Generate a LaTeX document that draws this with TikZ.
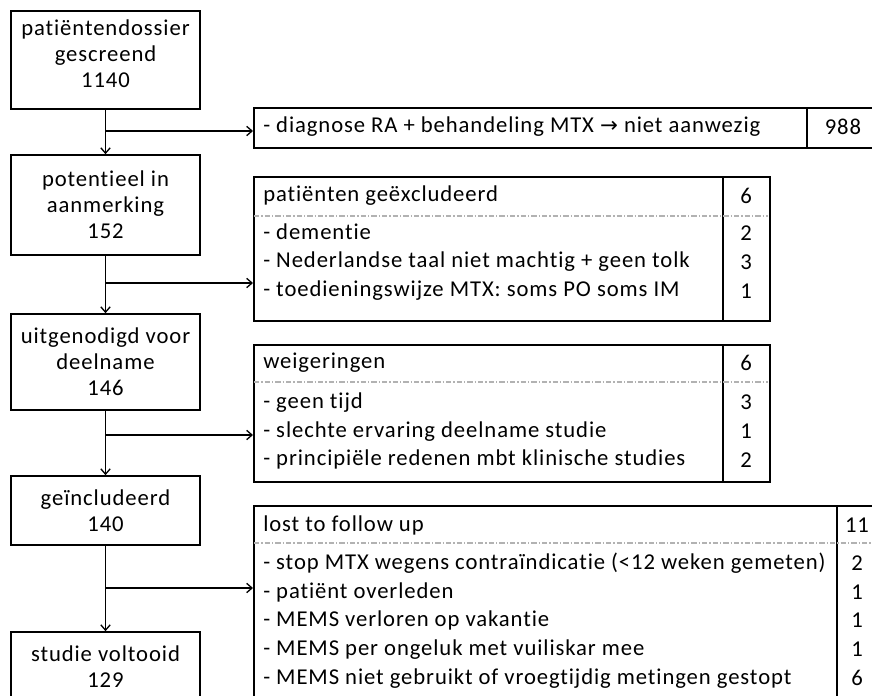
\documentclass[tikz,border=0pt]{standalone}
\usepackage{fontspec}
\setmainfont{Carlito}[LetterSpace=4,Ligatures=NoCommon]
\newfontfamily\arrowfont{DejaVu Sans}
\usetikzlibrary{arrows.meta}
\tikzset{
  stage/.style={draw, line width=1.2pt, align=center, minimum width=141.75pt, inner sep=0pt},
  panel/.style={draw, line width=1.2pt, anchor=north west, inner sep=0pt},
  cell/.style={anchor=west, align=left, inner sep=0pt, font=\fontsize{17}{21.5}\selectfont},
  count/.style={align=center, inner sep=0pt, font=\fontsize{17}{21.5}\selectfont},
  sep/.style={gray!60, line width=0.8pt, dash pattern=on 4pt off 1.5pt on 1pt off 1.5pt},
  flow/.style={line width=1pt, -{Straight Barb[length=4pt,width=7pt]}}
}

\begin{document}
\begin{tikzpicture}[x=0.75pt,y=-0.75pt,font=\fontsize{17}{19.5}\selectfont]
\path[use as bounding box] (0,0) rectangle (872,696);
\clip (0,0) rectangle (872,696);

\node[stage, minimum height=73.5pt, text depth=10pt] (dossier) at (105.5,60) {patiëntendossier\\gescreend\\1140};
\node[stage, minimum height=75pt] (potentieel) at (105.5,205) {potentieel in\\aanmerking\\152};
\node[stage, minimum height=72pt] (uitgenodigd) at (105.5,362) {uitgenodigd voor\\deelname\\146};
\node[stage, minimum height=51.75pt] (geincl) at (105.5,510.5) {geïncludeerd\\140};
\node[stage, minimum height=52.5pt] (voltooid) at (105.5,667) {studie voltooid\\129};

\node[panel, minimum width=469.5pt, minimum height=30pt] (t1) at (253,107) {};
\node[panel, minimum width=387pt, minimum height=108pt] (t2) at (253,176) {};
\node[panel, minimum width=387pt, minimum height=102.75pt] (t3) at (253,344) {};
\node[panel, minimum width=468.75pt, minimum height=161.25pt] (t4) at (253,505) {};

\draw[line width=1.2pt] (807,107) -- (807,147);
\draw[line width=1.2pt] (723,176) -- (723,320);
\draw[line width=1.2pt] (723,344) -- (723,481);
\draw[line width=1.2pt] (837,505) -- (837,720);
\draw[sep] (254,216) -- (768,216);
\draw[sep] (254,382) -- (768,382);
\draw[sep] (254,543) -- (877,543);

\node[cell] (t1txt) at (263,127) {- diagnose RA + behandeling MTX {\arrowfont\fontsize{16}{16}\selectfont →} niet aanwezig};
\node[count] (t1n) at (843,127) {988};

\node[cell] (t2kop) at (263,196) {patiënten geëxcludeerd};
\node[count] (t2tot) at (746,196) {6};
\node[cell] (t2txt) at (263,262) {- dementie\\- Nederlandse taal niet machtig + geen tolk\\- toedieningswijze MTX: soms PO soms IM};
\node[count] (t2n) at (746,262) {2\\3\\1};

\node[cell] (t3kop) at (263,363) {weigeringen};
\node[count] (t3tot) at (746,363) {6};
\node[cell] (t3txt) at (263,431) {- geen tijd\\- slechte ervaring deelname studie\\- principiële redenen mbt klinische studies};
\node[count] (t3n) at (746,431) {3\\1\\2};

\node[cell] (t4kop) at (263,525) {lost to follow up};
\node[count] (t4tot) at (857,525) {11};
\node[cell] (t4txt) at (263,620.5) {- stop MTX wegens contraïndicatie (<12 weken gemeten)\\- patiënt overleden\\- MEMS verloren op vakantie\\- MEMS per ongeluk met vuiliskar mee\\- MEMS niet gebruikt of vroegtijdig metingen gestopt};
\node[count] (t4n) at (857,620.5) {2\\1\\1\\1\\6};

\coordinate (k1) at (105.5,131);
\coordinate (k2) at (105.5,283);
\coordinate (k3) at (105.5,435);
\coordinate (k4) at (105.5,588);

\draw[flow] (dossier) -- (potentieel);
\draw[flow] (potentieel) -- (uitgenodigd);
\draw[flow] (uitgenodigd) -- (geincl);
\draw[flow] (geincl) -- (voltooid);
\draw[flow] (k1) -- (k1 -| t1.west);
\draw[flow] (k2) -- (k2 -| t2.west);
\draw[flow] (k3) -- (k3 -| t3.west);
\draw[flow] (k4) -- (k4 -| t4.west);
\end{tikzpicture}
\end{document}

WHAT IS REQUIRED: Go through the listing above and write it all out exactly, leaving out any picture.

THE SOLUTION:
Generate a LaTeX document that draws this with TikZ.
\documentclass[tikz,border=0pt]{standalone}
\usepackage{fontspec}
\setmainfont{Carlito}[LetterSpace=4,Ligatures=NoCommon]
\newfontfamily\arrowfont{DejaVu Sans}
\usetikzlibrary{arrows.meta}
\tikzset{
  stage/.style={draw, line width=1.2pt, align=center, minimum width=141.75pt, inner sep=0pt},
  panel/.style={draw, line width=1.2pt, anchor=north west, inner sep=0pt},
  cell/.style={anchor=west, align=left, inner sep=0pt, font=\fontsize{17}{21.5}\selectfont},
  count/.style={align=center, inner sep=0pt, font=\fontsize{17}{21.5}\selectfont},
  sep/.style={gray!60, line width=0.8pt, dash pattern=on 4pt off 1.5pt on 1pt off 1.5pt},
  flow/.style={line width=1pt, -{Straight Barb[length=4pt,width=7pt]}}
}

\begin{document}
\begin{tikzpicture}[x=0.75pt,y=-0.75pt,font=\fontsize{17}{19.5}\selectfont]
\path[use as bounding box] (0,0) rectangle (872,696);
\clip (0,0) rectangle (872,696);

\node[stage, minimum height=73.5pt, text depth=10pt] (dossier) at (105.5,60) {patiëntendossier\\gescreend\\1140};
\node[stage, minimum height=75pt] (potentieel) at (105.5,205) {potentieel in\\aanmerking\\152};
\node[stage, minimum height=72pt] (uitgenodigd) at (105.5,362) {uitgenodigd voor\\deelname\\146};
\node[stage, minimum height=51.75pt] (geincl) at (105.5,510.5) {geïncludeerd\\140};
\node[stage, minimum height=52.5pt] (voltooid) at (105.5,667) {studie voltooid\\129};

\node[panel, minimum width=469.5pt, minimum height=30pt] (t1) at (253,107) {};
\node[panel, minimum width=387pt, minimum height=108pt] (t2) at (253,176) {};
\node[panel, minimum width=387pt, minimum height=102.75pt] (t3) at (253,344) {};
\node[panel, minimum width=468.75pt, minimum height=161.25pt] (t4) at (253,505) {};

\draw[line width=1.2pt] (807,107) -- (807,147);
\draw[line width=1.2pt] (723,176) -- (723,320);
\draw[line width=1.2pt] (723,344) -- (723,481);
\draw[line width=1.2pt] (837,505) -- (837,720);
\draw[sep] (254,216) -- (768,216);
\draw[sep] (254,382) -- (768,382);
\draw[sep] (254,543) -- (877,543);

\node[cell] (t1txt) at (263,127) {- diagnose RA + behandeling MTX {\arrowfont\fontsize{16}{16}\selectfont →} niet aanwezig};
\node[count] (t1n) at (843,127) {988};

\node[cell] (t2kop) at (263,196) {patiënten geëxcludeerd};
\node[count] (t2tot) at (746,196) {6};
\node[cell] (t2txt) at (263,262) {- dementie\\- Nederlandse taal niet machtig + geen tolk\\- toedieningswijze MTX: soms PO soms IM};
\node[count] (t2n) at (746,262) {2\\3\\1};

\node[cell] (t3kop) at (263,363) {weigeringen};
\node[count] (t3tot) at (746,363) {6};
\node[cell] (t3txt) at (263,431) {- geen tijd\\- slechte ervaring deelname studie\\- principiële redenen mbt klinische studies};
\node[count] (t3n) at (746,431) {3\\1\\2};

\node[cell] (t4kop) at (263,525) {lost to follow up};
\node[count] (t4tot) at (857,525) {11};
\node[cell] (t4txt) at (263,620.5) {- stop MTX wegens contraïndicatie (<12 weken gemeten)\\- patiënt overleden\\- MEMS verloren op vakantie\\- MEMS per ongeluk met vuiliskar mee\\- MEMS niet gebruikt of vroegtijdig metingen gestopt};
\node[count] (t4n) at (857,620.5) {2\\1\\1\\1\\6};

\coordinate (k1) at (105.5,131);
\coordinate (k2) at (105.5,283);
\coordinate (k3) at (105.5,435);
\coordinate (k4) at (105.5,588);

\draw[flow] (dossier) -- (potentieel);
\draw[flow] (potentieel) -- (uitgenodigd);
\draw[flow] (uitgenodigd) -- (geincl);
\draw[flow] (geincl) -- (voltooid);
\draw[flow] (k1) -- (k1 -| t1.west);
\draw[flow] (k2) -- (k2 -| t2.west);
\draw[flow] (k3) -- (k3 -| t3.west);
\draw[flow] (k4) -- (k4 -| t4.west);
\end{tikzpicture}
\end{document}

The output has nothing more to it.